United States District Court, D. Minnesota
Nov 27, 2007
Civil No. 07-1600 ADM/AJB (D. Minn. Nov. 27, 2007)

Opinion

Civil No. 07-1600 ADM/AJB.

November 27, 2007

Jeffrey J. Lowe, Esq., Jeffrey J. Lowe, PC, St. Louis, MO, and Bernard E. Reynolds, Esq., Vogel, Law Firm, Moorhead, MN, on behalf of the Plaintiff.

David M. Oppenheim, Esq., Wildman, Harrold, Allen Dixon LLP, Chicago, IL, and Ryan W., Marth, Esq., Robins Kaplan Miller Ciresi LLP, Minneapolis, MN, on behalf of the, Defendants.


MEMORANDUM OPINION AND ORDER


I. INTRODUCTION

By Order dated September 24, 2007, [Docket No. 50], the undersigned United States District Judge granted Defendants Hypoguard USA, Inc. and Medisys Group, PLC's (collectively "Hypoguard") Motion to Dismiss [Docket No. 43]. On October 9, 2007, Plaintiff Henry Roop ("Roop"), filed a motion pursuant to Federal Rules of Civil Procedure 59(e) and 60(b) to alter or amend the Court's judgment and to allow him leave to file an amended complaint. [Docket No. 52]. For the reasons set forth herein, Plaintiff's motion is denied.

II. DISCUSSION

The facts of this case are set forth in the Court's Order dated September 24, 2007 [Docket No. 50].

Roop now asserts that under Rules 59(e) and 60(b), the Court must alter or amend its judgment granting Hypoguard's motion to dismiss. "Rule 59(e) motions serve the limited function of correcting manifest errors of law or fact or present newly discovered evidence." United States v. Metro. St. Louis Sewer Dist., 440 F.3d 930, 933 (8th Cir. 2006) (internal quotation marks omitted). A Rule 59(e) motion is not a vehicle to introduce new evidence, tender new legal theories, or raise arguments that could have been offered or raised before the Court entered judgment. Id. Similarly, a Rule 60(b) motion "authorizes relief based on certain enumerated circumstances (for example, fraud, changed conditions, and the like)," and is not to be used to simply reargue the merits of the case. Broadway v. Norris, 193 F.3d 987, 989-990 (8th Cir. 1999).

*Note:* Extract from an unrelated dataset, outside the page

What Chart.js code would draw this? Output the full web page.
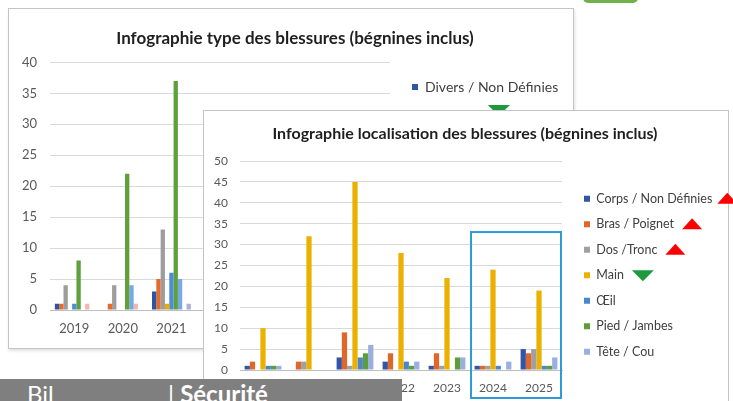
<!DOCTYPE html>
<html lang="fr">
<head>
<meta charset="UTF-8">
<script src="https://cdn.jsdelivr.net/npm/chart.js"></script>
<title>Infographie blessures</title>
<style>
    body {
        margin: 0;
        width: 733px;
        height: 401px;
        overflow: hidden;
        position: relative;
        background: #ffffff;
        font-family: Lato, 'Open Sans', sans-serif;
    }
    .cadre {
        position: absolute;
        background: #ffffff;
        border: 1px solid #c4c4c4;
    }
    #cadre1 { left: 8px; top: 8px; width: 564px; height: 339px; box-shadow: 1px 2px 3px rgba(0,0,0,0.12); z-index: 1; }
    #cadre2 { left: 203px; top: 110px; width: 524px; height: 300px; z-index: 3; }
    canvas { position: absolute; }
    #c1 { left: 8px; top: 8px; z-index: 2; }
    #c2 { left: 203px; top: 110px; z-index: 4; }
    #deco { position: absolute; left: 583px; top: -7px; width: 55px; height: 10px; border-radius: 5px; background: #72b04e; }
    #bandeau {
        position: absolute; left: 0; top: 379px; width: 402px; height: 30px;
        background: #7f7f7f; color: #ffffff; font-size: 24px; line-height: 30px; z-index: 5;
    }
    #bandeau span { position: absolute; top: 0; }
</style>
</head>
<body>
<div id="deco"></div>
<div class="cadre" id="cadre1"></div>
<canvas id="c1" width="565" height="340"></canvas>
<div class="cadre" id="cadre2"></div>
<canvas id="c2" width="530" height="291"></canvas>
<div id="bandeau"><span style="left:27px">Bil</span><span style="left:168px">| <b>Sécurité</b></span></div>

<script>
// années communes aux deux graphiques
const annees = ['2019', '2020', '2021', '2022', '2023', '2024', '2025'];

// graphique 1 : type des blessures (2022-2025 masquées par le 2e graphique)
const typeNoms = ['Divers / Non Définies', 'Coupures', 'Contusions', 'Brûlures', 'Entorses',
                  'Écrasements', 'Piqûres', 'Projections', 'Autres'];
const typeCouleurs = ['#2e54a3', '#e46c2a', '#9d9d9d', '#e6ad00', '#4f8bd6',
                      '#5fa03a', '#79a8e6', '#f2b8b0', '#aeb0d6'];
const divers      = [1, 0, 3, null, null, null, null];
const coupures    = [1, 1, 5, null, null, null, null];
const contusions  = [4, 4, 13, null, null, null, null];
const brulures    = [0, 0, 1, null, null, null, null];
const entorses    = [1, 0, 6, null, null, null, null];
const ecrasements = [8, 22, 37, null, null, null, null];
const piqures     = [0, 4, 5, null, null, null, null];
const projections = [1, 1, 0, null, null, null, null];
const autres      = [0, 0, 1, null, null, null, null];
const typeTicks = [0, 5, 10, 15, 20, 25, 30, 35, 40];

// graphique 2 : localisation des blessures
const locNoms = ['Corps / Non Définies', 'Bras / Poignet', 'Dos /Tronc', 'Main', 'Œil', 'Pied / Jambes', 'Tête / Cou'];
const locCouleurs = ['#3355a5', '#e0662a', '#a0a0a0', '#ebb000', '#4a86cf', '#5e9e3a', '#9aaee0'];
const corps = [1, 0, 3, 2, 1, 1, 5];
const bras  = [2, 2, 9, 4, 4, 1, 4];
const dos   = [0, 2, 1, 0, 1, 1, 5];
const main  = [10, 32, 45, 28, 22, 24, 19];
const oeil  = [1, 0, 3, 2, 0, 1, 1];
const pied  = [1, 0, 4, 1, 3, 0, 1];
const tete  = [1, 0, 6, 2, 3, 2, 3];
const locTicks = [0, 5, 10, 15, 20, 25, 30, 35, 40, 45, 50];

// tendances affichées à côté de la légende (index, sens)
const tendancesType = [{ index: 1, haut: false, dx: -4, dy: -7 }];
const tendancesLoc = [
    { index: 0, haut: true, dx: -3 },
    { index: 1, haut: true },
    { index: 2, haut: true },
    { index: 3, haut: false }
];

// titre centré sur le cadre, légende placée librement, triangles, cadre bleu
const legendePlacee = {
    id: 'legendePlacee',
    afterLayout(chart, args, opts) {
        const lg = chart.legend;
        lg.left = opts.x;
        lg.top = opts.y;
        lg.right = chart.width;
        lg.bottom = chart.height;
        const t = chart.titleBlock;
        t.left = opts.titre[0];
        t.right = opts.titre[1];
    },
    afterDraw(chart, args, opts) {
        const ctx = chart.ctx;
        const boites = chart.legend.legendHitBoxes;
        (opts.tendances || []).forEach(t => {
            const b = boites[t.index];
            const x = b.left + b.width + 8 + (t.dx || 0);
            const cy = b.top + b.height / 2 + (t.dy || 0);
            ctx.save();
            ctx.beginPath();
            if (t.haut) {
                ctx.fillStyle = '#ff0000';
                ctx.moveTo(x, cy + 5);
                ctx.lineTo(x + 20, cy + 5);
                ctx.lineTo(x + 10, cy - 6);
            } else {
                ctx.fillStyle = '#1e9a3c';
                ctx.moveTo(x, cy - 5);
                ctx.lineTo(x + 22, cy - 5);
                ctx.lineTo(x + 11, cy + 6);
            }
            ctx.closePath();
            ctx.fill();
            ctx.restore();
        });
        if (opts.cadre) {
            const sx = chart.scales.x, sy = chart.scales.y;
            const demi = (sx.right - sx.left) / annees.length / 2;
            const g = sx.getPixelForValue(opts.cadre.de) - demi + 1;
            const d = sx.getPixelForValue(opts.cadre.a) + demi - 1;
            const h = sy.getPixelForValue(opts.cadre.valeur);
            const bas = sx.bottom - 3;
            ctx.save();
            ctx.strokeStyle = '#2e9ad6';
            ctx.lineWidth = 2;
            ctx.strokeRect(g, h, d - g, bas - h);
            ctx.restore();
        }
    }
};

function series(noms, couleurs, valeurs) {
    return noms.map((nom, i) => ({
        label: nom,
        data: valeurs[i],
        backgroundColor: couleurs[i],
        borderWidth: 0,
        categoryPercentage: 0.8,
        barPercentage: 1.0
    }));
}

function options(cfg) {
    return {
        responsive: false,
        animation: false,
        devicePixelRatio: 1,
        layout: { padding: { left: 0, right: cfg.droite, top: 0, bottom: 0 } },
        plugins: {
            title: {
                display: true,
                text: cfg.titre,
                color: '#1f1f1f',
                font: { family: 'Lato', size: cfg.tailleTitre, weight: 'bold' },
                padding: cfg.padTitre
            },
            legend: {
                position: 'chartArea',
                align: 'start',
                labels: {
                    boxWidth: 6,
                    boxHeight: 6,
                    padding: cfg.padLegende,
                    color: '#404040',
                    font: { family: 'Lato', size: cfg.tailleLegende }
                }
            },
            tooltip: { enabled: false },
            legendePlacee: cfg.placement
        },
        scales: {
            x: {
                grid: { display: false, drawTicks: false },
                border: { display: true, color: '#bfbfbf' },
                ticks: { color: '#595959', font: { family: 'Lato', size: cfg.taille }, padding: cfg.padX, maxRotation: 0 },
                afterFit: s => { s.height = cfg.hauteurX; }
            },
            y: {
                min: 0,
                max: cfg.ticks[cfg.ticks.length - 1],
                grid: { color: '#d9d9d9', drawTicks: false },
                border: { display: false },
                afterBuildTicks: s => { s.ticks = cfg.ticks.map(v => ({ value: v })); },
                ticks: { color: '#595959', font: { family: 'Lato', size: cfg.taille }, padding: cfg.padY },
                afterFit: s => { s.width = cfg.largeurY; }
            }
        }
    };
}

new Chart(document.getElementById('c1'), {
    type: 'bar',
    data: {
        labels: annees,
        datasets: series(typeNoms, typeCouleurs,
            [divers, coupures, contusions, brulures, entorses, ecrasements, piqures, projections, autres])
    },
    options: options({
        titre: 'Infographie type des blessures (bégnines inclus)',
        tailleTitre: 17, padTitre: { top: 20, bottom: 14 },
        taille: 13, tailleLegende: 14, padLegende: 16, padX: 11, padY: 13,
        hauteurX: 38, largeurY: 42, droite: 183, ticks: typeTicks,
        placement: { x: 388, y: 56, titre: [9, 565], tendances: tendancesType }
    }),
    plugins: [legendePlacee]
});

new Chart(document.getElementById('c2'), {
    type: 'bar',
    data: {
        labels: annees,
        datasets: series(locNoms, locCouleurs, [corps, bras, dos, main, oeil, pied, tete])
    },
    options: options({
        titre: 'Infographie localisation des blessures (bégnines inclus)',
        tailleTitre: 16, padTitre: { top: 14, bottom: 17.8 },
        taille: 12, tailleLegende: 12.5, padLegende: 13, padX: 11, padY: 12,
        hauteurX: 31, largeurY: 37, droite: 171, ticks: locTicks,
        placement: { x: 368, y: 69.5, titre: [0, 524], tendances: tendancesLoc, cadre: { de: 5, a: 6, valeur: 33 } }
    }),
    plugins: [legendePlacee]
});
</script>
</body>
</html>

Roop has failed to identify any error of law or fact or any newly discovered evidence entitling him to relief under Rule 59(e). In support of his Rule 60(b) motion, Roop asserts he is entitled to relief under subsections 60(b)(1) (allowing the Court to provide relief in the event of "mistake, inadvertence, surprise, or excusable neglect") or 60(b)(6) (allowing the Court to provide relief for "any other reason justifying relief from the operation of the judgment"). As for Rule 60(b)(1), Roop has not identified any instance of mistake, inadvertence, surprise, or excusable neglect justifying relief from the Court's judgment. Roop argues he is entitled to relief from the Court's judgment under Rule 60(b)(6), and thus an opportunity to amend his complaint, simply because he has not received a ruling on the merits of his claim and because leave to amend "shall be freely given when justice so requires." Fed.R.Civ.P. 15(a). That he did not receive a judgment on the merits of his claim is not a sufficient reason to entitle him to relief under Rule 60(b). Roop's argument regarding Rule 15's policy for granting leave to amend is an attempt to reargue an issue already addressed by this Court and is not a proper basis for relief under Rule 60(b). Roop has failed to present any reason why he is entitled to relief under Rule 59(e) or 60(b).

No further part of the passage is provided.